How Crick and the area now dominated by DIRFT and junction 18 may have looked around 2,000 years ago.
How Crick and the area now dominated by DIRFT and junction 18 may have looked around 2,000 years ago.

Archaeology and discoveries made in the Daventry district will be the focus of an event held in the town next month.

CLASP – the Community Landscape and Archaeology Survey Project – will hold its first full Archaeology Day at Daventry’s Icon Centre on July 23.

The theme of the event will be a programme of presentations by the commercial archaeologists who, in recent years, have excavated a series of archaeological sites at large scale-developments in the Daventry area.

The excavations include sites along the route of the new link road between Daventry and junction 16 of the M1; at Monksmoor and Apex Park in Daventry; on Barby Hill and all three phases of the Daventry International Rail-freight Terminal.

The excavations have uncovered vitally important and exciting finds that previously were either relatively or totally unknown.

These finds stretch from Neolithic long barrows, of national significance, near Flore through Bronze Age activity at various sites to locations displaying activity, through all phases of the Iron Age and into the early years of the Romano-British era.

The extensive Iron Age settlements located at DIRFT are indicating another site of national importance, one of the largest Iron Age villages in the British Isles.

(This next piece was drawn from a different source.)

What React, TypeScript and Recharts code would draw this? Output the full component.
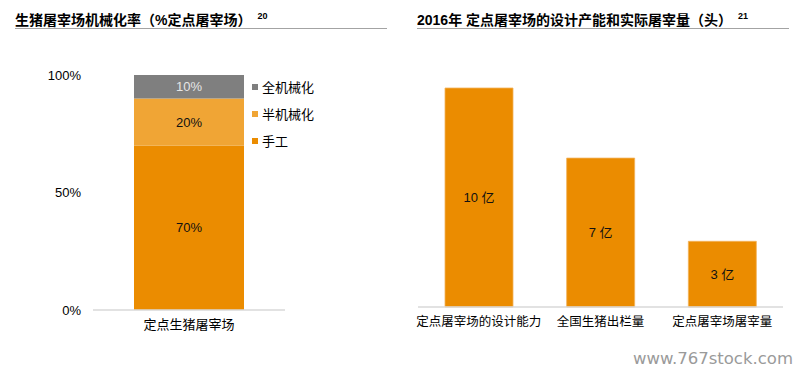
import { BarChart, Bar, XAxis, YAxis, Legend, LabelList } from "recharts";

const FONT = '"Liberation Sans", Arial, "Noto Sans CJK SC", sans-serif';

// left: mechanisation rate of designated slaughterhouses
const mechCategories = ["定点生猪屠宰场"];
const manualShare = [70];
const semiShare = [20];
const fullShare = [10];
const mechTicks = [0, 50, 100];
const legendOrder = ["全机械化", "半机械化", "手工"];

// right: 2016 design capacity vs actual slaughter (heads)
const capCategories = ["定点屠宰场的设计能力", "全国生猪出栏量", "定点屠宰场屠宰量"];
const capValues = [10, 6.8, 3];
const capLabels = ["10 亿", "7 亿", "3 亿"];

const mechData = mechCategories.map((name, i) => ({
  name,
  manual: manualShare[i],
  semi: semiShare[i],
  full: fullShare[i],
}));

const capData = capCategories.map((name, i) => ({
  name,
  value: capValues[i],
  label: capLabels[i],
}));

const ORANGE = "#EB8C00";
const LIGHT = "#F0A535";
const GREY = "#7F7F7F";

const LegendBox = (props: any) => {
  const items = [...(props.payload || [])].sort(
    (a: any, b: any) => legendOrder.indexOf(a.value) - legendOrder.indexOf(b.value)
  );
  return (
    <div style={{ fontFamily: FONT, fontSize: 13, color: "#000" }}>
      {items.map((it: any) => (
        <div key={it.value} style={{ display: "flex", alignItems: "center", height: 27 }}>
          <span style={{ width: 6, height: 6, background: it.color, marginRight: 4, display: "inline-block" }} />
          <span>{it.value}</span>
        </div>
      ))}
    </div>
  );
};

const Title = ({ left, width, text, note }: { left: number; width: number; text: string; note: string }) => (
  <div style={{ position: "absolute", left, top: 0, width }}>
    <div style={{ fontFamily: FONT, fontWeight: "bold", fontSize: 14, color: "#000", paddingTop: 9, height: 19, whiteSpace: "nowrap" }}>
      {text}
      <span style={{ fontSize: 9, marginLeft: 6, position: "relative", top: -6 }}>{note}</span>
    </div>
    <div style={{ borderTop: "1.5px solid #A3A3A3" }} />
  </div>
);

export default function App() {
  return (
    <div style={{ position: "absolute", left: 0, top: 0, width: 804, height: 375, background: "#fff", overflow: "hidden" }}>
      <Title left={15} width={372} text="生猪屠宰场机械化率（%定点屠宰场）" note="20" />
      <Title left={417} width={372} text="2016年 定点屠宰场的设计产能和实际屠宰量（头）" note="21" />

      <div style={{ position: "absolute", left: 0, top: 0 }}>
        <BarChart width={400} height={345} data={mechData} margin={{ top: 75, right: 115, bottom: 5, left: 0 }}>
          <XAxis
            dataKey="name"
            tickLine={false}
            axisLine={{ stroke: "#D9D9D9", strokeWidth: 1.5 }}
            tick={{ fill: "#000", fontSize: 13, fontFamily: FONT }}
            tickMargin={4}
          />
          <YAxis
            width={93}
            domain={[0, 100]}
            ticks={mechTicks}
            axisLine={false}
            tickLine={false}
            tickMargin={6}
            tickFormatter={(v) => `${v}%`}
            tick={{ fill: "#000", fontSize: 13, fontFamily: FONT }}
          />
          <Legend
            layout="vertical"
            align="center"
            verticalAlign="middle"
            content={<LegendBox />}
            wrapperStyle={{ left: 252, top: 73, width: 100 }}
          />
          <Bar dataKey="manual" name="手工" stackId="a" fill={ORANGE} barSize={110} isAnimationActive={false}>
            <LabelList dataKey="manual" position="center" formatter={(v: any) => `${v}%`} fill="#111" fontSize={13} fontFamily={FONT} />
          </Bar>
          <Bar dataKey="semi" name="半机械化" stackId="a" fill={LIGHT} barSize={110} isAnimationActive={false}>
            <LabelList dataKey="semi" position="center" formatter={(v: any) => `${v}%`} fill="#111" fontSize={13} fontFamily={FONT} />
          </Bar>
          <Bar dataKey="full" name="全机械化" stackId="a" fill={GREY} barSize={110} isAnimationActive={false}>
            <LabelList dataKey="full" position="center" formatter={(v: any) => `${v}%`} fill="#E6E6E6" fontSize={13} fontFamily={FONT} />
          </Bar>
        </BarChart>
      </div>

      <div style={{ position: "absolute", left: 400, top: 0 }}>
        <BarChart width={404} height={345} data={capData} margin={{ top: 88, right: 21, bottom: 8, left: 18 }}>
          <XAxis
            dataKey="name"
            tickLine={false}
            axisLine={{ stroke: "#D9D9D9", strokeWidth: 1.5 }}
            tick={{ fill: "#000", fontSize: 12.5, fontFamily: FONT }}
            tickMargin={4}
            interval={0}
          />
          <YAxis hide domain={[0, 10]} />
          <Bar dataKey="value" fill={ORANGE} stroke="#F2B25A" strokeWidth={0.8} barSize={68} isAnimationActive={false}>
            <LabelList dataKey="label" position="center" fill="#111" fontSize={13} fontFamily={FONT} />
          </Bar>
        </BarChart>
      </div>

      <div
        style={{
          position: "absolute",
          left: 633,
          top: 349,
          fontFamily: '"DejaVu Sans", sans-serif',
          fontSize: 16.5,
          color: "#9A9A9A",
          whiteSpace: "nowrap",
        }}
      >
        www.767stock.com
      </div>
    </div>
  );
}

The proposed Rugby ‘SUE’ extension also has archaeological discoveries that will be discussed.

CLASP’s archaeology day takes place at the Icon Centre, Eastern Way, Daventry, on July 23 from 9am to 5pm.

A spokesman for Clasp said: “This day is a real opportunity for the local population to discover some of the earliest origins of local society.

“Hopefully the day will paint a picture of the early landscape of Daventry and the area to the north from the first farmers of the Neolithic era through a developing society in the Bronze Age and more intense activity as the Iron Age progresses, including trade, but not developing into the more intense villa culture we see to the east and south of Daventry.

“The day is free but we do require everybody attending to book a place – please visit www.claspweb.org.uk.

“We, commercial and community archaeologists, look forward to meeting you at the Icon. CLASP has only been able to present this day with total support, both in the form of the speakers, exhibitions of finds and financial support from developers, consultants and archaeological contractors.

“This co-operation between commercial and community archaeologists helps provide a mutual understanding of each others work, perhaps giving indications of where further research should lead.”